As per my post last week, PREM should complete the DFS and sell Zulu after DFS with the clear reasons for this being as follows.
1. Ability to make approx 1.25p - 1.8p per share, largely derisked. (assumes sales price of $500m - $700m for Zulu, CGT @ 20%, USD/GBP 0.76, transaction costs of £20m).
2. Prem is not a miner and has demonstrated it is not capable of delivering a mine.
3. Development timescales of building a mine - easily 3 years to do this in Zimbabwe, likely much longer for PREM. Assuming DFS late 2022 (I think mid-2023 is more likely given lack of progress to date), allowing 6 months for finance, procurement and design (which is optimistic), 2.5 years for build (again optimistic), that would mean first revenues in early 2026, approx 4 years from now.

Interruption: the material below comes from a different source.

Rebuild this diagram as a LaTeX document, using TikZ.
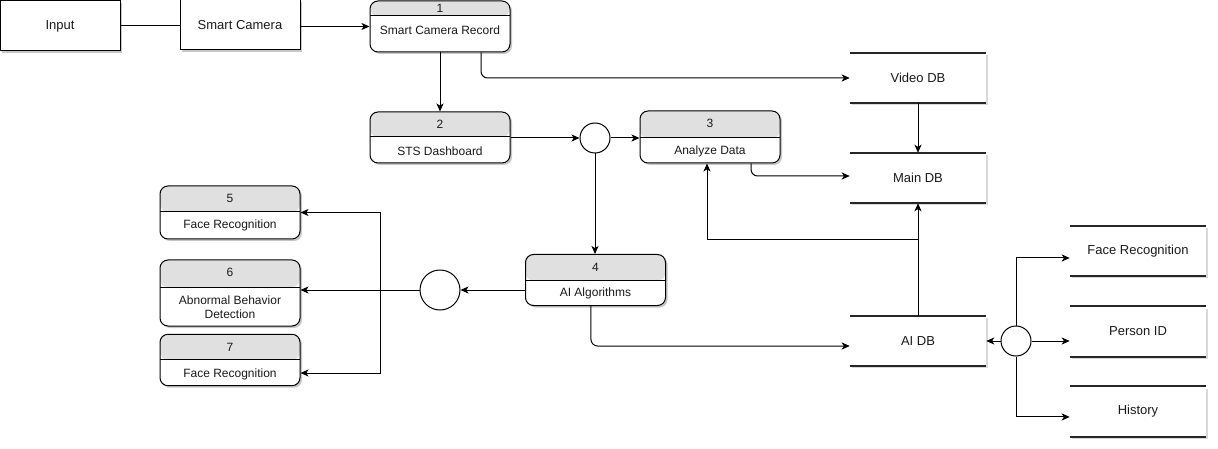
\documentclass[tikz,border=0pt]{standalone}
\usepackage{fontspec}
\setmainfont{Liberation Sans}
\usetikzlibrary{arrows.meta,shadows,calc}
\definecolor{hdrgray}{HTML}{E0E0E0}
\definecolor{txtcol}{HTML}{1A1A1A}
\tikzset{
  sh/.style={drop shadow={shadow xshift=1.5pt,shadow yshift=-1.5pt,opacity=0.22,fill=black}},
  outbox/.style={draw, line width=0.75pt, fill=white, minimum width=90pt, minimum height=37.5pt,
    inner sep=0pt, font=\fontsize{9.75}{11.7}\selectfont, text=txtcol, sh},
  procbox/.style={draw, rounded corners=6pt, fill=white, minimum width=105pt, line width=0.75pt,
    inner sep=0pt, sh,
    path picture={\fill[hdrgray] (path picture bounding box.north west) rectangle ([yshift=-#1]path picture bounding box.north east);
      \draw[line width=0.75pt] ([yshift=-#1]path picture bounding box.north west) -- ([yshift=-#1]path picture bounding box.north east);}},
  procbox/.default=19.5pt,
  ptxt/.style={inner sep=0pt, font=\fontsize{9}{10.5}\selectfont, text=txtcol, align=center},
  dbbox/.style={fill=white, minimum width=102pt, minimum height=37.5pt, inner sep=0pt,
    font=\fontsize{9.75}{11.7}\selectfont, text=txtcol,
    drop shadow={shadow xshift=1.5pt,shadow yshift=-1.5pt,opacity=0.15,fill=black}},
  dbline/.style={line width=1.2pt, black!85},
  junc/.style={circle, draw, fill=white, line width=0.75pt, inner sep=0pt},
  plain/.style={line width=0.75pt},
  arr/.style={line width=0.75pt, -{Stealth[length=6pt,width=5.25pt,inset=1.6pt]}},
}
\begin{document}
\begin{tikzpicture}[x=0.75pt,y=-0.75pt]
\useasboundingbox (0,0) rectangle (1218,449);

% outer boxes
\node[outbox] (in) at (60,26) {Input};
\node[outbox] (sc) at (240,25) {Smart Camera};

% process boxes
\node[procbox=11.25pt, minimum height=38.25pt] (b1) at (440,26.5) {};
\node[ptxt] (b1n) at (440,8) {1};
\node[ptxt] (b1t) at (440,30) {Smart Camera Record};

\node[procbox=18.75pt, minimum height=38.25pt] (b2) at (440,137.5) {};
\node[ptxt] (b2n) at (440,124) {2};
\node[ptxt] (b2t) at (440,151) {STS Dashboard};

\node[procbox=20.25pt, minimum height=39pt] (b3) at (710,137) {};
\node[ptxt] (b3n) at (710,123) {3};
\node[ptxt] (b3t) at (710,151) {Analyze Data};

\node[procbox=19.5pt, minimum height=38.25pt] (b4) at (595.5,280) {};
\node[ptxt] (b4n) at (595.5,267) {4};
\node[ptxt] (b4t) at (595.5,293) {AI Algorithms};

\node[procbox=19.5pt, minimum height=39.75pt] (b5) at (230,212.5) {};
\node[ptxt] (b5n) at (230,198) {5};
\node[ptxt] (b5t) at (230,225.5) {Face Recognition};

\node[procbox=20.25pt, minimum height=49.5pt] (b6) at (230,293) {};
\node[ptxt] (b6n) at (230,272) {6};
\node[ptxt] (b6t) at (230,307) {Abnormal Behavior\\Detection};

\node[procbox=19.125pt, minimum height=38.6pt] (b7) at (230,360) {};
\node[ptxt] (b7n) at (230,347) {7};
\node[ptxt] (b7t) at (230,374) {Face Recognition};

% data stores
\node[dbbox] (vdb) at (918,78) {Video DB};
\node[dbbox] (mdb) at (918,178) {Main DB};
\node[dbbox] (aidb) at (918,341) {AI DB};
\node[dbbox] (fr) at (1138,251) {Face Recognition};
\node[dbbox] (pid) at (1138,331.5) {Person ID};
\node[dbbox] (hist) at (1138,411.5) {History};
\foreach \n in {vdb,mdb,aidb,fr,pid,hist}{
  \draw[dbline] (\n.north west) -- (\n.north east);
  \draw[dbline] (\n.south west) -- (\n.south east);
}

% junction circles
\node[junc, minimum size=22.5pt] (c1) at (595,138) {};
\node[junc, minimum size=30pt] (c2) at (440,290) {};
\node[junc, minimum size=22.5pt] (c3) at (1016,341) {};

\coordinate (j1) at (918,240);
\coordinate (j2) at (380,290);

% connectors
\draw[plain] (in.east) -- (in.east -| sc.west);
\draw[arr] (sc.east |- b1.west) -- (b1.west);
\draw[arr] (b1.south) -- (b2.north);
\draw[arr, rounded corners=5pt] ([xshift=30.75pt]b1.south) |- (vdb.west);
\draw[arr] (b2.east |- c1.west) -- (c1.west);
\draw[arr] (c1.east) -- (c1.east -| b3.west);
\draw[arr] (c1.south) -- (c1.south |- b4.north);
\draw[arr, rounded corners=5pt] ([xshift=30.75pt]b3.south) |- ([yshift=1.5pt]mdb.west);
\draw[arr] (vdb.south) -- (mdb.north);
\draw[arr] (aidb.north) -- (mdb.south);
\draw[arr] (j1) -| ([xshift=-2.25pt]b3.south);
\draw[arr] (b4.west |- c2.east) -- (c2.east);
\draw[arr] (c2.west) -- (c2.west -| b6.east);
\draw[arr] (j2) |- (b5.east);
\draw[arr] (j2) |- ([yshift=-9.75pt]b7.east);
\draw[arr, rounded corners=5pt] ([xshift=-3.4pt]b4.south) |- ([yshift=-3.75pt]aidb.west);
\draw[arr] (c3.west) -- (aidb.east);
\draw[arr] (c3.north) |- ([yshift=-5.25pt]fr.west);
\draw[arr] (c3.east) -- (c3.east -| pid.west);
\draw[arr] (c3.south) |- ([yshift=-4.1pt]hist.west);
\end{tikzpicture}
\end{document}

4. Finance risk - who is going to give PREM $250m to build a mine in Zimbabwe with their track record, or lack thereof. Hence why a JV model would be required with a major rather than any scenario with PREM continuing to hold 100% being realistic.
5. Investment risk of doing business in Zimbabwe. We saw the Fraser link yesterday which placed Zim 84th out of 84. This would make finance expensive.
6. Commercial risk of doing business with a Chinese company. A JV where a Chinese partner would provide finance will be full of measures which give them funder step-in rights in the event of poor performance = huge commercial risk = why companies, especially in resource development, avoid long term agreements with the Chinese.
The combination of these factors make a compelling case for selling Zulu post DFS rather than attempting to build a mine themselves.